I do think there is a direct relationship between posting and weather … especially after the winter we had! I find I post less in Spring, which is fine. I’m not, like, losing sleep over that or anything.
I must get down to Mt. Pleasant Cemetery today or tomorrow. Coming back up from HotDocs yesterday afternoon, I saw that the crab trees I continue to be obsessed about are just almost at peek. Which is way earlier than last year I think. I must get a picture of them.
Work | busy.
I have a delegation of way-up South Korean Congressmen coming to visit next week and must finish the presentation. In what must be the height of irony, I just hired a new assistant back at the beginning of April and he is Korean so the timing is perfect. It was like, “Hi, welcome; you’re new I know but we’re going to throw you into the fire by having you help me present to what are essentially the equivalent of Federal Ministers in Canada”. Luckily, I’ve brilliant staff and he’s more than up for the challenge. When I had the Chinese delegation on site last year, I managed to mumble my way through some mandarin with them to break the ice, but my Korean is nonexistent.

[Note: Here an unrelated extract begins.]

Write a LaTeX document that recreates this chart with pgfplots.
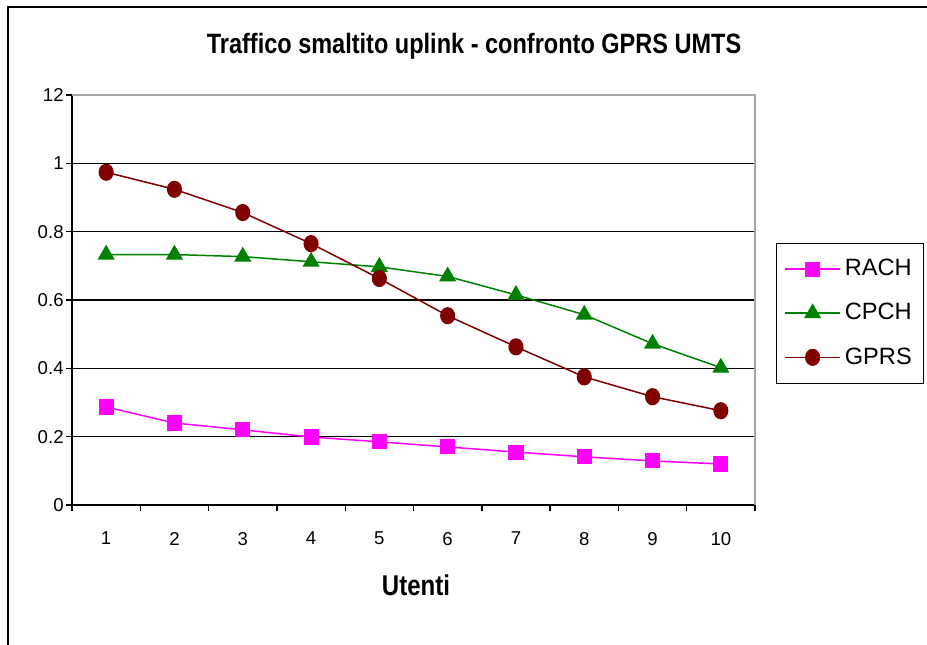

Now, a couple more movies and documentaries I’ve caught of late.
Michael Moore’s latest opus concerns America’s sad healthcare system and the crazy truth that American HMOs are more concerned with making money than in helping American’s live healthy lives. Done in his usual one-man-strikes-up-a-conversation style, it is simultaneously funny and sad. Moore uses some great visuals to illustrate just how crazy the American system is. To note but two: 1) Moore shows us the list of medical exclusions insurance companies use to deny your claim as a rolling screen alla the opening of Star Wars, complete with music; and, 2) Moore’s use of dollar figure bubbles that follow American politicians as they march into Congress to sign a new Seniors drug bill. These pieces are funny (in a sorrowful way) and very effective. In what is surely the most shocking note, Moore shows us the endgame of all American insurances companies, which is: to deny every claim. Such a culture is bred to the point where doctors and HMO staff actually get bonuses based on the number of denials they produce. Now that’s sick. For showing us both how lucky we are to be Canadians, and how important it is never to turn your head and cough while in America, my rating 8 out of 10.
The Bourne Ultimatum
Paul Greengrass returns to direct part three of the Jason Bourne saga with Matt Damon in the starring role again. In this version, we see Jason going back to his roots, so to speak, to discover who birthed him into the covert killer he is. Turns out it is no one less then Albert Finney. Joan Allen, as Pamela Landy, is also back covertly helping Jason get to the root of his programming. This film is taunter and tighter than the lost-in-the-wilderness ride that was Bourne 2 and is a thoroughly good ride from its shakey-camera-action start to its neatly stitched-up conclusion, floating body and all.
My rating 8 out of 10.
Directed by Juan Carlos Pineiro, Second Skin shows us the world of MMO (Massively Multiplayer Online) games like World of Warcraft, Second Life and EverQuest and the addictions they can spawn. Eighty percent of players are between the ages of 20-35 and many are obese. The result of playing games in some cases for up to 13-15 hours a day! We see gamers who end up living commune-like so they can play. We see gamers who end up meeting and falling in love with other gamers they only ever met virtually. We see gamers who’s passion has slipped into addiction to the point where they’ve lost everything. Along the way, we see college professors speak about what it means to the ‘real’ world when people retreat to a ‘virtual’ one to form friends and families. We see the ‘gold’ factories in China where young kids work for next to nothing to gain gold which is then traded for more status within the gaming world. MMOs are truly spawning a world within a world that we all will have to deal with as surely as we have to deal with gambling/alcohol addictions. My rating 7 out of 10.